> [RECORDED INFORMATION]:
+===+

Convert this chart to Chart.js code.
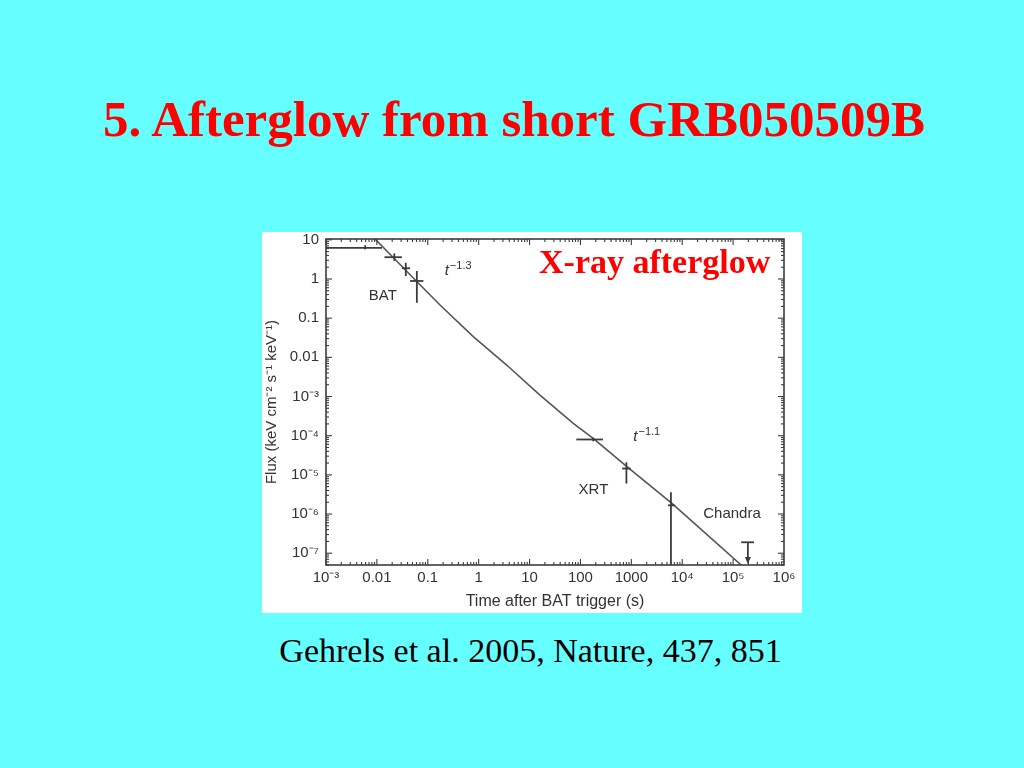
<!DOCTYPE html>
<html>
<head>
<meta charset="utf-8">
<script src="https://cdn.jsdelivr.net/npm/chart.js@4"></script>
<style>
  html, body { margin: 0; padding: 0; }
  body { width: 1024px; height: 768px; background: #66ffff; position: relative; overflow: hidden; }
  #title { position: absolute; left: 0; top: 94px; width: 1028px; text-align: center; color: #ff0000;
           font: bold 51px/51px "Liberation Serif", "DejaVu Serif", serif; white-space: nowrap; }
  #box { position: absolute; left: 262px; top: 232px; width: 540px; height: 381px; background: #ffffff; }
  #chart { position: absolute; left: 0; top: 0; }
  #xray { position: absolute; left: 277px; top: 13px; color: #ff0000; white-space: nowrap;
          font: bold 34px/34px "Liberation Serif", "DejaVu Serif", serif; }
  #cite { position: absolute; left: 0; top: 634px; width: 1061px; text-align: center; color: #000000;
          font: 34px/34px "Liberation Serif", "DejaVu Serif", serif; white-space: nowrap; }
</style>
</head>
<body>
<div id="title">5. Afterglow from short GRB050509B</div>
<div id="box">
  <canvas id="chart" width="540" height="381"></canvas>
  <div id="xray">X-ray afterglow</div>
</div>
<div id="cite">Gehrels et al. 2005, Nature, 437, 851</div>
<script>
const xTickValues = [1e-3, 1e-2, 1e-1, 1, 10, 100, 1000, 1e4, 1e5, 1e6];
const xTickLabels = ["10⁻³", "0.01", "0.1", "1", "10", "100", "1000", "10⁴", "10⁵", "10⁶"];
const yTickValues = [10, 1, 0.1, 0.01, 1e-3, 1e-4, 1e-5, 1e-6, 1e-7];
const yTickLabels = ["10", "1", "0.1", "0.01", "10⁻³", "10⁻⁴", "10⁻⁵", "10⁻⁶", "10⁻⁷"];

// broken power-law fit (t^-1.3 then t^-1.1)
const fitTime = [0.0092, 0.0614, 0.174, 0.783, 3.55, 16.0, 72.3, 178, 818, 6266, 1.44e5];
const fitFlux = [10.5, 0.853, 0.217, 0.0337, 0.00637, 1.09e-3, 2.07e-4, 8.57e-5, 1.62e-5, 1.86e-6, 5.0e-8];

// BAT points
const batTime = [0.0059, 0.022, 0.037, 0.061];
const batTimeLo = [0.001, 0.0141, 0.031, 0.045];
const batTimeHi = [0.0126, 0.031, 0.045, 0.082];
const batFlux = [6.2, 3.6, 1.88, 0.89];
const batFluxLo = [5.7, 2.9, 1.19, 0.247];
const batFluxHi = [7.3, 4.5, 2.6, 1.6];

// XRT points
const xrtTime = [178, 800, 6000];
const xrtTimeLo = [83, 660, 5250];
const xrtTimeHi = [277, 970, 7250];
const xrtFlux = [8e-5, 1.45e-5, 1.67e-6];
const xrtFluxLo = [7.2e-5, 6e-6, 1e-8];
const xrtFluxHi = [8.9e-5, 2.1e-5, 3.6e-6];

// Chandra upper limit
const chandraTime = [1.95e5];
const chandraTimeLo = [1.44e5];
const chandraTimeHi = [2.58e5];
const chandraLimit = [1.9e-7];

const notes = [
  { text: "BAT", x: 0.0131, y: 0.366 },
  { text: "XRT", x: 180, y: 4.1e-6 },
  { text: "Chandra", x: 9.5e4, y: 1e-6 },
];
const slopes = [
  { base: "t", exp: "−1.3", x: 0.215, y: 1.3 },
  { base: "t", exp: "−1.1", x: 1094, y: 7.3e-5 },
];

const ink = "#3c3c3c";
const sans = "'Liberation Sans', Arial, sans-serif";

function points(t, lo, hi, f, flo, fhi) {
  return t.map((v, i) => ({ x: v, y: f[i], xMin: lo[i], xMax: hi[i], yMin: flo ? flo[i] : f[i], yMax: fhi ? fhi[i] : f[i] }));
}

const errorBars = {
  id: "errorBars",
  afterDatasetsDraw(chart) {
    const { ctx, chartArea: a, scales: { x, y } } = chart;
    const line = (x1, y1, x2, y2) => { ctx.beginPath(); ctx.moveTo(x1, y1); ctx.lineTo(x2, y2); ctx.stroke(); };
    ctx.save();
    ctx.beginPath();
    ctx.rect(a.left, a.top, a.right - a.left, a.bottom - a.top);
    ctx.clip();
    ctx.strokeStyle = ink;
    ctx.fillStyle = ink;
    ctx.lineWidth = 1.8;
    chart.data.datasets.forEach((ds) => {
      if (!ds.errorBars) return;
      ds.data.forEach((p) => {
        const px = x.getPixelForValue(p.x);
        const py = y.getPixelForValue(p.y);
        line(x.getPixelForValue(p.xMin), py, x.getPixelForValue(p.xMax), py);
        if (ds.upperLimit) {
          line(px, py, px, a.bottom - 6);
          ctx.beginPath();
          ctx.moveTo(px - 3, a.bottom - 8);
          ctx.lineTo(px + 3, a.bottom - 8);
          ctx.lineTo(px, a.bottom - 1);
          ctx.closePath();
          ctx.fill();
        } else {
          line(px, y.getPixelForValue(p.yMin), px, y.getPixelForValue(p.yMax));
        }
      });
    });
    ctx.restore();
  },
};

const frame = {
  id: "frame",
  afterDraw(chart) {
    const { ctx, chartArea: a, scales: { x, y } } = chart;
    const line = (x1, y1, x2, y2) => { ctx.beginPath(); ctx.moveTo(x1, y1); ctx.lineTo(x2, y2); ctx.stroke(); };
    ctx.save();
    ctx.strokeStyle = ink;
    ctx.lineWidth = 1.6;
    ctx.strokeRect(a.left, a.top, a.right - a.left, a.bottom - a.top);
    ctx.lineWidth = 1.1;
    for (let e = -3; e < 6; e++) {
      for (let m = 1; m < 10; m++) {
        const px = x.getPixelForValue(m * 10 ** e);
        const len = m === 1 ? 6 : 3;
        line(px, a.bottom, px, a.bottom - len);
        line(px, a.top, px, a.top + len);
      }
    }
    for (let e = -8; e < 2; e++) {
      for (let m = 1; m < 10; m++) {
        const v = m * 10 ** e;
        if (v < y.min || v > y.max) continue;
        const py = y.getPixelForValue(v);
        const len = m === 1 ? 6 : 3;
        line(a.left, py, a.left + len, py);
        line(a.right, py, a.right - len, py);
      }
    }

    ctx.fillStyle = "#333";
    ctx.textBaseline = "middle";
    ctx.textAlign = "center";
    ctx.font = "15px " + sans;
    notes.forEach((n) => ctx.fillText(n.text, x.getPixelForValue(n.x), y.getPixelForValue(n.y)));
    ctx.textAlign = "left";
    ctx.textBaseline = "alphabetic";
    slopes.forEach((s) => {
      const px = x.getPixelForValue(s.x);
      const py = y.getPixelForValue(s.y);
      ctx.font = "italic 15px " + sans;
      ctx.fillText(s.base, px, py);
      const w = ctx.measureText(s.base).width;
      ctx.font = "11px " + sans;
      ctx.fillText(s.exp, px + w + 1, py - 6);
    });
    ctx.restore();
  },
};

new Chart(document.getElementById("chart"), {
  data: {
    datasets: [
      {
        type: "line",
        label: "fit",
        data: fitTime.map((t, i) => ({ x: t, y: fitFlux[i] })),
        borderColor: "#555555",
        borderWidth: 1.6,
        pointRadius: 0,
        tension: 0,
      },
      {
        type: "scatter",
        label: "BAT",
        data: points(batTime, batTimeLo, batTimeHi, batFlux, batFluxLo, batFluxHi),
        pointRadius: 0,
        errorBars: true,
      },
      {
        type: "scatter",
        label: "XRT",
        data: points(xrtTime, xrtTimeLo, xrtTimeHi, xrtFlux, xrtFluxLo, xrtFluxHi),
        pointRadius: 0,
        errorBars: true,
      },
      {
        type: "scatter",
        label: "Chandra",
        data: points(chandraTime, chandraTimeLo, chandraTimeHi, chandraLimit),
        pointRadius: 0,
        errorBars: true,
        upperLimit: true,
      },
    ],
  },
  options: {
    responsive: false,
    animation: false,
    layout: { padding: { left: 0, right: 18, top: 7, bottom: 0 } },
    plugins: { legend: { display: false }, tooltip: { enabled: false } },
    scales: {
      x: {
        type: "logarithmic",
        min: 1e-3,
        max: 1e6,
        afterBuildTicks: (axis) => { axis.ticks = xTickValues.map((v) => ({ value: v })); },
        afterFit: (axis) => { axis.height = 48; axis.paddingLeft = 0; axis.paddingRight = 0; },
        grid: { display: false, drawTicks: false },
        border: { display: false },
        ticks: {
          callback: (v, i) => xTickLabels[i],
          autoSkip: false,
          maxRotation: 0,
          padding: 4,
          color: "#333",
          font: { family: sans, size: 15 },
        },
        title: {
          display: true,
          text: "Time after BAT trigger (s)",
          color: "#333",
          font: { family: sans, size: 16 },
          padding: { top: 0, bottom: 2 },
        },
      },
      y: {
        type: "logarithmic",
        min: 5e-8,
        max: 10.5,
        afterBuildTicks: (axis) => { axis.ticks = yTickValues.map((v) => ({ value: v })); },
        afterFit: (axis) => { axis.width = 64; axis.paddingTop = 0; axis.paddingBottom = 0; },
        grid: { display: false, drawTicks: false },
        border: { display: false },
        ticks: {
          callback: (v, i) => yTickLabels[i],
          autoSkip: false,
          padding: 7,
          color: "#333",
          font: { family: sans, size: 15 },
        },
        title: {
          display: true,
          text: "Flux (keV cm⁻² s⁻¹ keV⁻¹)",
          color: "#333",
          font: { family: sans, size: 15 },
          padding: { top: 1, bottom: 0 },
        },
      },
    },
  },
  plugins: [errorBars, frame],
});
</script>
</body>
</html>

+===+

> [WRITTEN PROBLEM]: Starting at the first line of the material, output exactly the lines up to and including the one with "const batFluxHi = [7.3, 4.5, 2.6, 1.6];". Do not include the pictures.

> [THE REPLY]:
Convert this chart to Chart.js code.
<!DOCTYPE html>
<html>
<head>
<meta charset="utf-8">
<script src="https://cdn.jsdelivr.net/npm/chart.js@4"></script>
<style>
  html, body { margin: 0; padding: 0; }
  body { width: 1024px; height: 768px; background: #66ffff; position: relative; overflow: hidden; }
  #title { position: absolute; left: 0; top: 94px; width: 1028px; text-align: center; color: #ff0000;
           font: bold 51px/51px "Liberation Serif", "DejaVu Serif", serif; white-space: nowrap; }
  #box { position: absolute; left: 262px; top: 232px; width: 540px; height: 381px; background: #ffffff; }
  #chart { position: absolute; left: 0; top: 0; }
  #xray { position: absolute; left: 277px; top: 13px; color: #ff0000; white-space: nowrap;
          font: bold 34px/34px "Liberation Serif", "DejaVu Serif", serif; }
  #cite { position: absolute; left: 0; top: 634px; width: 1061px; text-align: center; color: #000000;
          font: 34px/34px "Liberation Serif", "DejaVu Serif", serif; white-space: nowrap; }
</style>
</head>
<body>
<div id="title">5. Afterglow from short GRB050509B</div>
<div id="box">
  <canvas id="chart" width="540" height="381"></canvas>
  <div id="xray">X-ray afterglow</div>
</div>
<div id="cite">Gehrels et al. 2005, Nature, 437, 851</div>
<script>
const xTickValues = [1e-3, 1e-2, 1e-1, 1, 10, 100, 1000, 1e4, 1e5, 1e6];
const xTickLabels = ["10⁻³", "0.01", "0.1", "1", "10", "100", "1000", "10⁴", "10⁵", "10⁶"];
const yTickValues = [10, 1, 0.1, 0.01, 1e-3, 1e-4, 1e-5, 1e-6, 1e-7];
const yTickLabels = ["10", "1", "0.1", "0.01", "10⁻³", "10⁻⁴", "10⁻⁵", "10⁻⁶", "10⁻⁷"];

// broken power-law fit (t^-1.3 then t^-1.1)
const fitTime = [0.0092, 0.0614, 0.174, 0.783, 3.55, 16.0, 72.3, 178, 818, 6266, 1.44e5];
const fitFlux = [10.5, 0.853, 0.217, 0.0337, 0.00637, 1.09e-3, 2.07e-4, 8.57e-5, 1.62e-5, 1.86e-6, 5.0e-8];

// BAT points
const batTime = [0.0059, 0.022, 0.037, 0.061];
const batTimeLo = [0.001, 0.0141, 0.031, 0.045];
const batTimeHi = [0.0126, 0.031, 0.045, 0.082];
const batFlux = [6.2, 3.6, 1.88, 0.89];
const batFluxLo = [5.7, 2.9, 1.19, 0.247];
const batFluxHi = [7.3, 4.5, 2.6, 1.6];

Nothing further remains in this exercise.